Como observam Denhardt e Denhardt (2000), a gestão pública deve centrar-se não apenas na eficiência, mas também no serviço público como valor democrático, ou seja, escutar, envolver e corresponder às necessidades das pessoas.
4. Da hierarquia e contratos clássicos às redes e contratos relacionais
A administração tradicional baseia-se na hierarquia, e a Nova Gestão Pública introduziu os contratos e a lógica de mercado. Contudo, segundo Bouckaert e Pollitt (2011), a mera contratualização das relações administrativas não garante qualidade nem legitimidade.
Em Angola, é frequente observar concursos públicos baseados apenas no preço mais baixo, sem avaliar a competência técnica ou o histórico do contratante. O resultado é o que todos conhecem: obras interrompidas, pontes que ruem e hospitais inacabados.
O desafio actual é construir redes e contratos relacionais, nos quais prevaleçam a confiança, a partilha de riscos e a aprendizagem mútua. Como argumenta Koppenjan (2012), as redes de políticas públicas só funcionam quando há confiança institucional e mecanismos de negociação contínua. Em vez de contratos unilaterais, o Estado angolano deveria apostar em parcerias público-comunitárias e contratos de desempenho colaborativo, focados na resolução de problemas e na sustentabilidade das acções.
5. Da gestão de recursos à negociação de valores
Na tradição weberiana, o Estado mede o sucesso em termos de regras e conformidade. A Nova Gestão Pública introduziu métricas de eficiência. Já a Nova Governação Pública acrescenta uma terceira dimensão: o valor público, conceito formulado por Mark Moore (1995), que defende que o verdadeiro objectivo da administração é criar valor percebido pelos cidadãos.
Em Angola, políticas como o Programa de Reassentamento das Famílias em zonas de risco falharam porque não houve negociação de valores. As comunidades deslocadas não compreenderam o sentido da mudança, nem se sentiram parte da decisão.
Para que as políticas sejam eficazes, é necessário que o Governo dialogue com os cidadãos, compreendendo os seus valores, crenças e aspirações. Assim, em vez de impor soluções, o Estado deve construir significados partilhados. Como defendem Denhardt e Denhardt (2003), o papel da governação contemporânea é servir, e não dirigir.
6. Do sistema fechado ao sistema aberto e fechado
A burocracia clássica caracteriza-se por sistemas fechados, onde as decisões são tomadas internamente, sem diálogo com o exterior. A governação moderna, porém, requer sistemas híbridos, abertos para escutar e fechados para decidir.
Em Angola, o processo de revisão do Regulamento sobre Transporte Urbano é um exemplo de uma política que poderia beneficiar desta abordagem. Se o Ministério dos Transportes tivesse aberto consultas públicas com associações de taxistas e passageiros, teria recolhido contributos que aumentariam a aceitação social das medidas.

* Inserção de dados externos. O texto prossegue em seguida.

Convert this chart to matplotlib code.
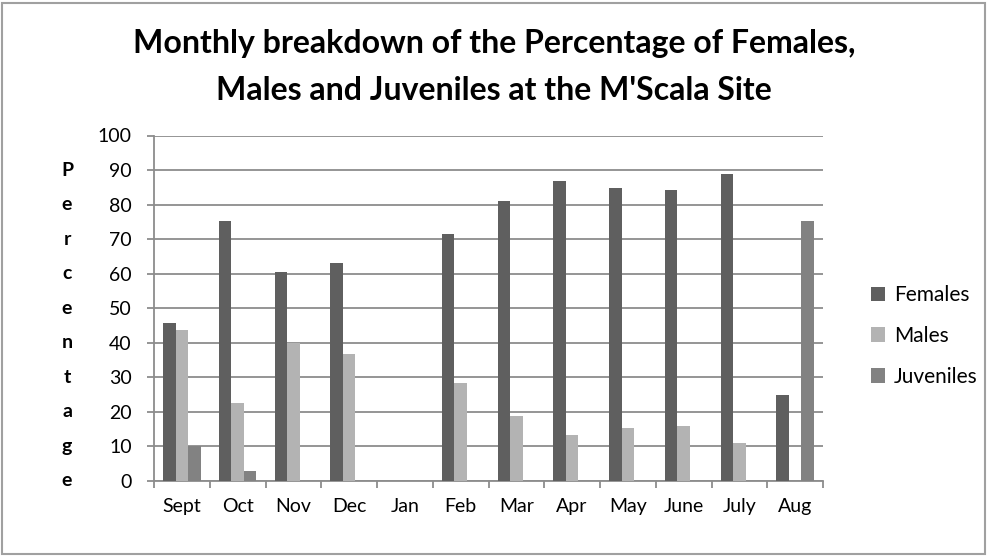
import numpy as np
import matplotlib.pyplot as plt
from matplotlib.patches import Rectangle

months = ['Sept', 'Oct', 'Nov', 'Dec', 'Jan', 'Feb', 'Mar', 'Apr', 'May', 'June', 'July', 'Aug']
females = [45.7, 75.3, 60.5, 63.2, 0, 71.6, 81.0, 86.9, 84.7, 84.1, 89.0, 24.8]
males = [43.8, 22.7, 39.8, 36.9, 0, 28.5, 18.9, 13.2, 15.3, 15.9, 11.1, 0]
juveniles = [10.0, 2.8, 0, 0, 0, 0, 0, 0, 0, 0, 0, 75.3]
ylabel_text = 'Percentage'

plt.rcParams['font.family'] = ['Lato', 'DejaVu Sans']

fig = plt.figure(figsize=(9.88, 5.56), dpi=100)
ax = fig.add_axes([154 / 988, 1 - 481 / 556, 669 / 988, 345.5 / 556])

x = np.arange(len(months))
w = 0.225
grid_c = '#8c8c8c'
ax.bar(x - w, females, w, color='#5f5f5f', label='Females', zorder=3)
ax.bar(x, males, w, color='#b3b3b3', label='Males', zorder=3)
ax.bar(x + w, juveniles, w, color='#828282', label='Juveniles', zorder=3)

ax.set_xlim(-0.5, len(months) - 0.5)
ax.set_ylim(0, 100)
ax.set_yticks(range(0, 101, 10))
ax.yaxis.grid(True, color=grid_c, linewidth=1.3, zorder=0)
ax.set_xticks(x)
ax.set_xticklabels(months, fontsize=14)
ax.set_xticks(np.arange(-0.5, len(months), 1), minor=True)
ax.tick_params(axis='x', which='major', length=0, pad=12)
ax.tick_params(axis='x', which='minor', length=5, color=grid_c, width=1.3)
ax.tick_params(axis='y', labelsize=14, length=5, color=grid_c, width=1.3, pad=11)

for s in ['top', 'right']:
    ax.spines[s].set_visible(False)
for s in ['left', 'bottom']:
    ax.spines[s].set_color(grid_c)
    ax.spines[s].set_linewidth(1.3)

# stacked vertical label, one letter per gridline
for i, ch in enumerate(ylabel_text):
    ax.text(-2.06, 90 - i * 10, ch, ha='center', va='center', fontsize=14,
            fontweight='bold', clip_on=False)

fig.text(0.5, 1 - 44 / 556, "Monthly breakdown of the Percentage of Females,",
         ha='center', va='center', fontsize=23, fontweight='bold')
fig.text(0.5, 1 - 91 / 556, "Males and Juveniles at the M'Scala Site",
         ha='center', va='center', fontsize=23, fontweight='bold')

fig.legend(loc='center left', bbox_to_anchor=(852 / 988, 1 - 336 / 556), frameon=False,
           fontsize=15, handlelength=0.7, handleheight=0.7, labelspacing=1.0,
           handletextpad=0.4)

fig.patches.append(Rectangle((2 / 988, 2 / 556), 983 / 988, 551 / 556, transform=fig.transFigure,
                             fill=False, edgecolor='#a0a0a0', linewidth=1.5))

fig.savefig('out.png', dpi=100)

Mas, após a fase de consulta, é fundamental que o Estado feche o sistema, tomando decisões firmes e garantindo a execução, evitando a paralisia que resulta da indefinição. Kooiman (2003) chama a este equilíbrio o paradoxo da governação moderna: ser participativo sem perder autoridade.
7. Conclusão: de executor a facilitador
A transição para a Nova Governação Pública não é apenas técnica, é cultural. Angola precisa de um Estado que coordene em vez de controlar, que negocie em vez de impor e que partilhe em vez de centralizar.
Como resume Rhodes (2012), a governação contemporânea é o processo pelo qual o poder e a autoridade são exercidos através de redes interdependentes. Essa visão obriga o Estado angolano a deixar de ser um executor hierárquico para se tornar um facilitador colaborativo.
Ao fazê-lo, Angola deixará de ter políticas que começam bem e terminam no papel e passará a ter políticas que transformam vidas, porque foram desenhadas e executadas com e para o povo.